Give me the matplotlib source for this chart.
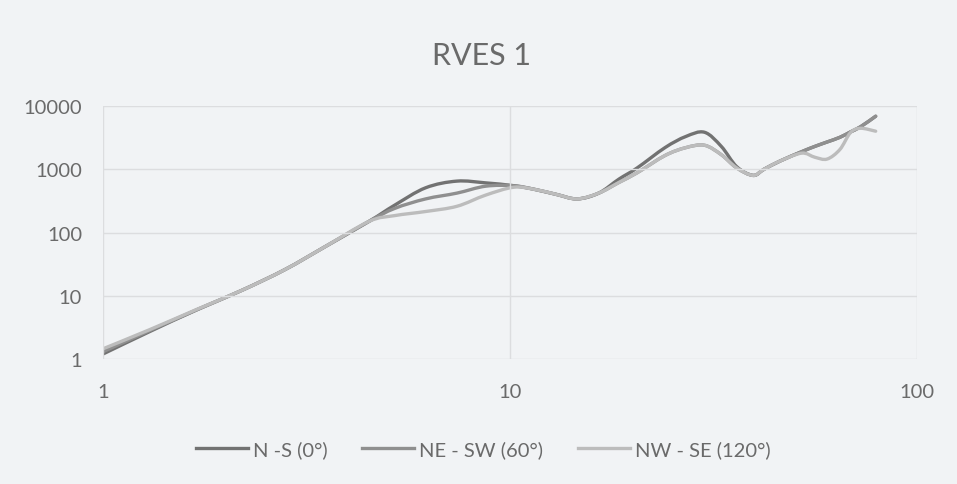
# RVES 1 - three directions on a log-log chart

import numpy as np
import matplotlib.pyplot as plt
from matplotlib.path import Path
from matplotlib.patches import PathPatch
from matplotlib.lines import Line2D

plt.rcParams['font.family'] = ['Lato', 'DejaVu Sans']

# spacing values (x) shared by the three series
spacing = [1, 1.3, 1.7, 2.2, 2.8, 3.5, 4.5, 5.2, 6.2, 7.4, 8.7, 10.2, 11.5, 13,
           14.6, 16.5, 18.5, 20.5, 24, 27, 30, 33, 36, 39.5, 42, 46, 52, 56,
           60, 64.5, 68.5, 72.5, 79]

ns_0 = [1.2, 2.7, 6.0, 12.3, 26, 59, 150, 270, 510, 650, 610, 550, 480, 400,
        340, 420, 700, 1050, 2200, 3300, 3850, 2300, 1100, 800, 1000, 1350,
        1900, 2300, 2700, 3200, 3900, 4700, 6900]

ne_sw_60 = [1.3, 2.8, 6.0, 12.3, 26, 59, 150, 240, 340, 420, 540, 550, 480, 400,
            340, 420, 620, 880, 1650, 2200, 2400, 1700, 1050, 800, 1000, 1350,
            1900, 2300, 2700, 3200, 3900, 4700, 6900]

nw_se_120 = [1.45, 2.9, 6.1, 12.3, 26, 59, 150, 185, 215, 260, 390, 520, 480, 400,
             340, 420, 620, 880, 1650, 2200, 2400, 1700, 1050, 800, 1000, 1350,
             1800, 1550, 1450, 2050, 3800, 4450, 4000]

labels = ['N -S (0°)', 'NE - SW (60°)', 'NW - SE (120°)']
colors = ['#727272', '#8f8f8f', '#bcbcbc']


def smooth_path(xs, ys):
    # excel-like smoothed line: bezier segments built in log space
    pts = np.column_stack([np.log10(xs), np.log10(ys)])
    verts = [pts[0]]
    codes = [Path.MOVETO]
    n = len(pts)
    for i in range(n - 1):
        p0 = pts[i - 1] if i > 0 else pts[i]
        p1, p2 = pts[i], pts[i + 1]
        p3 = pts[i + 2] if i + 2 < n else pts[i + 1]
        verts += [p1 + (p2 - p0) / 6, p2 - (p3 - p1) / 6, p2]
        codes += [Path.CURVE4] * 3
    return Path(10 ** np.array(verts), codes)


bg = '#f1f3f5'
fig = plt.figure(figsize=(9.57, 4.85), dpi=100, facecolor=bg)
ax = fig.add_axes([0.1076, 0.2577, 0.851, 0.5216], facecolor=bg)

handles = []
for ys, lab, col in zip([ns_0, ne_sw_60, nw_se_120], labels, colors):
    ax.add_patch(PathPatch(smooth_path(spacing, ys), fill=False, ec=col, lw=2.4,
                           capstyle='round', joinstyle='round'))
    handles.append(Line2D([], [], color=col, lw=2.4, label=lab))

ax.set_xscale('log')
ax.set_yscale('log')
ax.set_xlim(1, 100)
ax.set_ylim(1, 10000)
ax.set_xticks([1, 10, 100])
ax.set_xticklabels(['1', '10', '100'])
ax.set_yticks([1, 10, 100, 1000, 10000])
ax.set_yticklabels(['1', '10', '100', '1000', '10000'])
ax.minorticks_off()
ax.grid(True, color='#dcdddf', lw=1)
ax.tick_params(length=0, labelsize=14.5, colors='#6a6a6a')
ax.tick_params(axis='x', pad=17)
ax.tick_params(axis='y', pad=15)
for s in ax.spines.values():
    s.set_visible(False)

fig.text(0.503, 0.884, 'RVES 1', ha='center', va='center', fontsize=22, color='#6a6a6a')

fig.legend(handles=handles, loc='center', bbox_to_anchor=(0.505, 0.072), ncol=3,
           frameon=False, fontsize=14.5, labelcolor='#6a6a6a', handlelength=2.6,
           columnspacing=1.7, handletextpad=0.25)

fig.savefig('out.png', dpi=100, facecolor=bg)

◆ **Exercise aim**
Return exactly what appears from the opening line of the material through the line with "plt.rcParams['font.family'] = ['Lato', 'DejaVu", apart from the pictures.

◆ **Solved problem**
Give me the matplotlib source for this chart.
# RVES 1 - three directions on a log-log chart

import numpy as np
import matplotlib.pyplot as plt
from matplotlib.path import Path
from matplotlib.patches import PathPatch
from matplotlib.lines import Line2D

plt.rcParams['font.family'] = ['Lato', 'DejaVu Sans']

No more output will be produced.